In the design of a Cathodic Protection scheme, a decision must be made as to whether the scheme should be a sacrificial anode or impressed-current system or a mixture of the two systems.
Sacrificial anode systems have the advantage of being
- simple to install,
- independent of any source of electric power,
- suitable for localised protection,
- less liable to cause interaction on neighbouring structures.
It is difficult to over-protect the structure and moderately easy to obtain a uniform electrode potential across the structure. The most severe limitation of the sacrificial anode is the small driving force which restricts its use to conductive environments or well-coated systems. To protect a large structure, such as a pipeline, with sacrificial anodes, a large number of them would need to be distributed along it, involving a multiplicity of electrical connections and considerable installation work.
The advantages of the impressed-current system include
- the large driving force available can protect a large, even uncoated, structure in high resistivity environments,
- comparatively few anodes are needed,
- the voltage may be adjusted to allow for environmental and coating changes.
The impressed-current system may allow considerable over-protection, however, and considerable variation of potential over the structure is difficult to avoid.

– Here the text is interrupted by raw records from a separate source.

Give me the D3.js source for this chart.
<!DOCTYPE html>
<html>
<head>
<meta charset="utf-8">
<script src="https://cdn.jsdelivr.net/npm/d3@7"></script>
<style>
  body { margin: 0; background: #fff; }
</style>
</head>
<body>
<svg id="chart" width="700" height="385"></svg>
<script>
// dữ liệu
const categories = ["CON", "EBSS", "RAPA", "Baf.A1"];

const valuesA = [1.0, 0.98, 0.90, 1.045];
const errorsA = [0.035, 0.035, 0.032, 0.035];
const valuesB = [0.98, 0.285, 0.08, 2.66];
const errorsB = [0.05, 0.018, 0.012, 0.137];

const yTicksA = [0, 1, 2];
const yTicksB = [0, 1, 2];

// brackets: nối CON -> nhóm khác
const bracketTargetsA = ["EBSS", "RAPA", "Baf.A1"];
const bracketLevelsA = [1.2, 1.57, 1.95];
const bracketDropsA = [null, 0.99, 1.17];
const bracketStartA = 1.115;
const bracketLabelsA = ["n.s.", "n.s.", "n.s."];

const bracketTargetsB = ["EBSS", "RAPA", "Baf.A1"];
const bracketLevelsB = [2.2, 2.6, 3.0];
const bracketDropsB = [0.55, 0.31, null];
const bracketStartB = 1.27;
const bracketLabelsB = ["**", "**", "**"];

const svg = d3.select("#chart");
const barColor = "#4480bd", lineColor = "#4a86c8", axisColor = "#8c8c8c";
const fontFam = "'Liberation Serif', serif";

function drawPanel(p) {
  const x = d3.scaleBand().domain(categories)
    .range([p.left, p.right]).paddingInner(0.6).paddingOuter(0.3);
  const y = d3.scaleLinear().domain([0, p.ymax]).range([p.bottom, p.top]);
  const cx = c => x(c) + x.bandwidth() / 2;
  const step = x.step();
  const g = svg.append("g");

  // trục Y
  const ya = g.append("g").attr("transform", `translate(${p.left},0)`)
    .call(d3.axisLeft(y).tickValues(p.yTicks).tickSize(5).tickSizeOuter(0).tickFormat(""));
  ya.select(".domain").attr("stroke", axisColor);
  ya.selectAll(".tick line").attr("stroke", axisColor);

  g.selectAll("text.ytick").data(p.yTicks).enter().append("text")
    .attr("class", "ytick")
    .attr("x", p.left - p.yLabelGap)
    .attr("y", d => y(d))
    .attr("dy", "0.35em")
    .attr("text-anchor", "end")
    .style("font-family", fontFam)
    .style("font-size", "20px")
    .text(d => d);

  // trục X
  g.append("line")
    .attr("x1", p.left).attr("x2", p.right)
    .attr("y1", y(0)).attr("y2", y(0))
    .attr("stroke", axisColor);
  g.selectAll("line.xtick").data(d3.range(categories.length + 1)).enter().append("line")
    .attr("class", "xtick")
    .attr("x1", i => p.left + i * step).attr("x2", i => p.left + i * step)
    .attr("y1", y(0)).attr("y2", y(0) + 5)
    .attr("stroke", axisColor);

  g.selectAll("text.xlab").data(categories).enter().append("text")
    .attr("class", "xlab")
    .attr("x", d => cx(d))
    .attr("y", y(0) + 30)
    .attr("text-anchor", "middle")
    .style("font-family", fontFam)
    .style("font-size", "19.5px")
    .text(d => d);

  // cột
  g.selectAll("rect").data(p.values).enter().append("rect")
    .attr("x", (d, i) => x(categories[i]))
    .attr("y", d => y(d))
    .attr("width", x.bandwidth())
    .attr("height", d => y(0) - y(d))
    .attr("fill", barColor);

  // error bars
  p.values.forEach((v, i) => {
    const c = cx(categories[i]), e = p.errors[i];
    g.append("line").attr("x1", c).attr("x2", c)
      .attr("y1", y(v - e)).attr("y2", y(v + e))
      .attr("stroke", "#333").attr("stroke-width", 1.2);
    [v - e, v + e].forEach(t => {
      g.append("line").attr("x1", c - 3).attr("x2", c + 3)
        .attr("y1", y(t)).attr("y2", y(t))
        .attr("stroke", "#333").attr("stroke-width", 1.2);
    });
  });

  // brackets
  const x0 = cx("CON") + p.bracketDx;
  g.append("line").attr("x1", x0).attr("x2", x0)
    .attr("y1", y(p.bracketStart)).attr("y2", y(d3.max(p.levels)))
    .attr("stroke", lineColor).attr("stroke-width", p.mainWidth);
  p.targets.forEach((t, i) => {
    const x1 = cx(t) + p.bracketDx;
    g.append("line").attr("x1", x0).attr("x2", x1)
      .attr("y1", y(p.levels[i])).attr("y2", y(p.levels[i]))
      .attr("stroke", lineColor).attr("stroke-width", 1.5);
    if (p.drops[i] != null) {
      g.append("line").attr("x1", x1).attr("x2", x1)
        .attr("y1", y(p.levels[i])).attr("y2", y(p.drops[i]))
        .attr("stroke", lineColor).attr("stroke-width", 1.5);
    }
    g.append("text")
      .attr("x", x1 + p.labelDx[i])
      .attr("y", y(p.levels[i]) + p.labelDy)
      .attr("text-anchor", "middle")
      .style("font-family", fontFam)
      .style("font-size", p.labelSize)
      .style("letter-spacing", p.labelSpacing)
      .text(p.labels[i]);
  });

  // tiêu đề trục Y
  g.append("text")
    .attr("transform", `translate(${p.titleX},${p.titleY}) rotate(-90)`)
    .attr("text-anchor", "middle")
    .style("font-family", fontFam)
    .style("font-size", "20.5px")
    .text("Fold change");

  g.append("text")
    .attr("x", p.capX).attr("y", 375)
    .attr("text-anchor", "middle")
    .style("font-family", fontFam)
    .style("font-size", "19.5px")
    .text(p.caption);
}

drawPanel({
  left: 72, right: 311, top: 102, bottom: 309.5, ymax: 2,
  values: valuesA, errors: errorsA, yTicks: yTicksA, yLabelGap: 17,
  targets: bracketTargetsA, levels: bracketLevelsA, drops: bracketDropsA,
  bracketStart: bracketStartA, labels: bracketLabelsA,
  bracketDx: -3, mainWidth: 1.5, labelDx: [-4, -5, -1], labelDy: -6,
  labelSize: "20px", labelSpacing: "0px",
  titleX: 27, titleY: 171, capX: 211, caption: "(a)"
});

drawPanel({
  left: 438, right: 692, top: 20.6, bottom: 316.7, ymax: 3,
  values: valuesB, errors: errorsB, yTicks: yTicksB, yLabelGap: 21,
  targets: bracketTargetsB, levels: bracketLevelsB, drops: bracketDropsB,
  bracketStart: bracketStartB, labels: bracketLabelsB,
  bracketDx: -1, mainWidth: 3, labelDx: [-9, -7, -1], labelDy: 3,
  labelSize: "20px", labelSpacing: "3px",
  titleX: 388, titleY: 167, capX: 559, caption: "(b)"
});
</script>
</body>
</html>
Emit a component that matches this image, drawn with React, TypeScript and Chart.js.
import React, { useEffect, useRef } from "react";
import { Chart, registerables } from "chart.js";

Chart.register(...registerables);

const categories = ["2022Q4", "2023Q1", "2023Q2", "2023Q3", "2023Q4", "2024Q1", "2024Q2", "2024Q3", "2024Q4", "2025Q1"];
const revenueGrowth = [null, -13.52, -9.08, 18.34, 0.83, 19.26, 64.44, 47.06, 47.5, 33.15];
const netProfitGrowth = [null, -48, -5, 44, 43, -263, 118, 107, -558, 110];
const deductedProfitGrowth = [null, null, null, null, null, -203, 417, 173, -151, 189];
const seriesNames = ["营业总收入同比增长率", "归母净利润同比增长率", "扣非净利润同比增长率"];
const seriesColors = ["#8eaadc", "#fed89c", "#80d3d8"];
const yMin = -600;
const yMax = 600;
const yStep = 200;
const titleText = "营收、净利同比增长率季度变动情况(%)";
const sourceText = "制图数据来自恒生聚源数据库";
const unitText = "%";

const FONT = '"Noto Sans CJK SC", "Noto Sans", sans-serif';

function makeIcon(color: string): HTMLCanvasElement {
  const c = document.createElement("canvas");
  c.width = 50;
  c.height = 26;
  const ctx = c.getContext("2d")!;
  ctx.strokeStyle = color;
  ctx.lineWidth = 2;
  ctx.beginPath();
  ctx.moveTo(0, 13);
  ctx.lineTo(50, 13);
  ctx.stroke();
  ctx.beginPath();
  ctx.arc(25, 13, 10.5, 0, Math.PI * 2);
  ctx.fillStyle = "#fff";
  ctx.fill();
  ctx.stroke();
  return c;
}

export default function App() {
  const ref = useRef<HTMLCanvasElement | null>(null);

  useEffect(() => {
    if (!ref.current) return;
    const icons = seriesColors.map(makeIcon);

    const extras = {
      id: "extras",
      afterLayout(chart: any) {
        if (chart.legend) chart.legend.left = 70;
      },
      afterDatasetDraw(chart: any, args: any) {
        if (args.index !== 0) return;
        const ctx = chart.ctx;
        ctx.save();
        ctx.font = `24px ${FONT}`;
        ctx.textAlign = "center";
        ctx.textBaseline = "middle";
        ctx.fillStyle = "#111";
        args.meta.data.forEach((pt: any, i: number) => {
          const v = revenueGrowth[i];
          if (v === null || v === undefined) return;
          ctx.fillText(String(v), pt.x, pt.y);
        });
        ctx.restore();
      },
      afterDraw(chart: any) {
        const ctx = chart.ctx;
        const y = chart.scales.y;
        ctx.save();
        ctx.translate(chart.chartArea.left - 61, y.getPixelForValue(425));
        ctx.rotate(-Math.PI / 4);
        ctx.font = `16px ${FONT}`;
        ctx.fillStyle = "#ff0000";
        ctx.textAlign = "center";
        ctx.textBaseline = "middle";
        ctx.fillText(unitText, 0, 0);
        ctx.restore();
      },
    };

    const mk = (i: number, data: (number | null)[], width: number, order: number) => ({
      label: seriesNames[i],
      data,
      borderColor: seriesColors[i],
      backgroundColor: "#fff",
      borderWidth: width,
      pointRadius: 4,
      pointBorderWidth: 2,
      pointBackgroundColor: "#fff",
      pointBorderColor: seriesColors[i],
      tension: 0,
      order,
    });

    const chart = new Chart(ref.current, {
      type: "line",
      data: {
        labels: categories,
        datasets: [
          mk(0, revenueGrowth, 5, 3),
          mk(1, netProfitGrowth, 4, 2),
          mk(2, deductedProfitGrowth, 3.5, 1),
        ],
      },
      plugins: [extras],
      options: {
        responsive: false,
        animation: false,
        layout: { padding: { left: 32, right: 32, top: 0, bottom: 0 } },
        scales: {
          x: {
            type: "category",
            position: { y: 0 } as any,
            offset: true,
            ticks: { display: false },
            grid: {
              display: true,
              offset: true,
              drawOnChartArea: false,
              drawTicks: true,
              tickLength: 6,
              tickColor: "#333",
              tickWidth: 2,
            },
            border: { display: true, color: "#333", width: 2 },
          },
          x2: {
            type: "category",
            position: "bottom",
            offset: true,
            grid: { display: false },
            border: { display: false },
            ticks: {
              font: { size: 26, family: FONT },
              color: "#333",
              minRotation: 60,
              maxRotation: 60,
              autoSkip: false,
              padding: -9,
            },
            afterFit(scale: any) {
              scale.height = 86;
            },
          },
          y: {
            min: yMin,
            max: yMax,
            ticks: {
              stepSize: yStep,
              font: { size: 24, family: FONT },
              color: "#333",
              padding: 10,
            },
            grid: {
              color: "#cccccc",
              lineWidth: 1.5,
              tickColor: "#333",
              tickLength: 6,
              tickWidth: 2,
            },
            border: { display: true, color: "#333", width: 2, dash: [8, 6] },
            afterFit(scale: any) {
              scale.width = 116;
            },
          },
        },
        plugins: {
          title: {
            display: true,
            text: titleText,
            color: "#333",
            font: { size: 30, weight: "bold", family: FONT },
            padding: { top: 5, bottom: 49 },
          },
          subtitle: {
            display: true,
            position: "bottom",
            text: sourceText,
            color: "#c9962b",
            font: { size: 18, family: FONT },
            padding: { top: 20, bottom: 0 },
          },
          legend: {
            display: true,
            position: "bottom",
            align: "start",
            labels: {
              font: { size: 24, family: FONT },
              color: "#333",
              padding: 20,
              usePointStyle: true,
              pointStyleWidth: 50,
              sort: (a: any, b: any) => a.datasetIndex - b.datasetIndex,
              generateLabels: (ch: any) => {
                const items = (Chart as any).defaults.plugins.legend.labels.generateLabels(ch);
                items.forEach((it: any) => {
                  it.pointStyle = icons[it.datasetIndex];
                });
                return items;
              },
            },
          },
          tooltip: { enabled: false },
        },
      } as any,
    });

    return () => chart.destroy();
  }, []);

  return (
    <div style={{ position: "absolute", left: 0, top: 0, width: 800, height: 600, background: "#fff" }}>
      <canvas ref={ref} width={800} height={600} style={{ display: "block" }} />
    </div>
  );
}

Generally, sacrificial anode schemes have found favour for small well-coated low-currentdemand structures or for localised protection, with impressed-current schemes being utilized for large complex structures which may be bare or poorly coated. However, in North Sea offshore work, it has been found economic to provide galvanic protection to large uncoated platforms and similar structures where the cost of coating is prohibitive. In addition, the galvanic anodes offer easily installed robust systems which, being independent of a power source, provide protection immediately on “float-out” of the structure.